Along with all of the QA processes and testsneeding to be run, the team would need to start building out the INSTALL_README.txt
file for the production release. The QA team would send testing feedback to the developers for any required fixes or improvements. After a few rounds of feedback between the teams, the most recent artifact version would be promoted to a release candidate. The teams would then focus on the deployment process for the next release party. The handoff of the artifact from the developers to the operations team would happen about a month before the release party. Often described as "throwing it over the wall", the developers would have little to no interaction with the artifact once it was passed on the operations.
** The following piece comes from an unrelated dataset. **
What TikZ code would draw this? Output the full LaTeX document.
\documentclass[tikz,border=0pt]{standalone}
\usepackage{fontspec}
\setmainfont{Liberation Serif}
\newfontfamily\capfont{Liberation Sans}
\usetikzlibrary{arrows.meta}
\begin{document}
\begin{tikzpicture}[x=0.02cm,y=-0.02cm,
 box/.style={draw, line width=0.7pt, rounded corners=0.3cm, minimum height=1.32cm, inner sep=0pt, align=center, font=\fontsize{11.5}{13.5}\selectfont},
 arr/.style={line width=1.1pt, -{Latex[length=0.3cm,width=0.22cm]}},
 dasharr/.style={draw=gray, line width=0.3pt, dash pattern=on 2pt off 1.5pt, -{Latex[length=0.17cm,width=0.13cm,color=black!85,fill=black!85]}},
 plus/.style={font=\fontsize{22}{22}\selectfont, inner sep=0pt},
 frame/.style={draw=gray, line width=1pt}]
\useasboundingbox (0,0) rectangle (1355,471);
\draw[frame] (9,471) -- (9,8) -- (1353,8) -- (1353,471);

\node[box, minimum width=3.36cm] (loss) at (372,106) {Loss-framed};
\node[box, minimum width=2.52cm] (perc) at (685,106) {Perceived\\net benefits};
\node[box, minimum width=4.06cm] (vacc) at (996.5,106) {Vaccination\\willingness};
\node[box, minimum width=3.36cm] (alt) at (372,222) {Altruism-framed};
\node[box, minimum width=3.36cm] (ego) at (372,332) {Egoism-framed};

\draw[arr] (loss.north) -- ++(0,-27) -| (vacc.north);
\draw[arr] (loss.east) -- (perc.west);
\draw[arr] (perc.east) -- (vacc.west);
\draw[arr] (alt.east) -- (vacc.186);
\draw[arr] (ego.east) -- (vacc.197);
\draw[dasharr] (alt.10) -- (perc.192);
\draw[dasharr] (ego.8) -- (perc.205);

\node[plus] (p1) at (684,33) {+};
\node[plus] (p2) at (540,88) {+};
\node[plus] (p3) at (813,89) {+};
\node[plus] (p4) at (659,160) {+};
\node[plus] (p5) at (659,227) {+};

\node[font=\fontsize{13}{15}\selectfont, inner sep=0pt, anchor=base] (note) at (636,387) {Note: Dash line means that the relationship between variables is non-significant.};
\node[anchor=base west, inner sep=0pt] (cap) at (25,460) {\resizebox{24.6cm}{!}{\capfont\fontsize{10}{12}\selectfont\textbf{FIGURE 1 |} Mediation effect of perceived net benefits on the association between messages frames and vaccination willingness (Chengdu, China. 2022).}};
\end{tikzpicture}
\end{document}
The operations team would then spend the next month practicing the deployment for the release party.
The other major deployment events taking place throughout the quarter were the patching and hotfix releases.
Similar to the development deployment process, the patching deployment process would be executed against lower-level environments for both testing and repeatability. The major difference was that these deployments would take place outside of typical maintenance windows.
The initial set of releases would start with the development environment, allowing for significant testing to take place. This would prevent regressions from affecting higher-level environments, such as QA or production. Once the deployments to the lower-level environments were repeatable, the teams would designate an evening or weekendfor the deployment to take place. Similar to the release party, one server would be removed, patched, restarted checked and then made available for users. Assuming everything behaved as expected with the patched application, the rest of the servers would be put through the same set of tasks.
A deployment is an essential process focused on getting an artifact into an environment. The more a deployment process can be automated, the more repeatable, reliable, and scalable the deployment process becomes.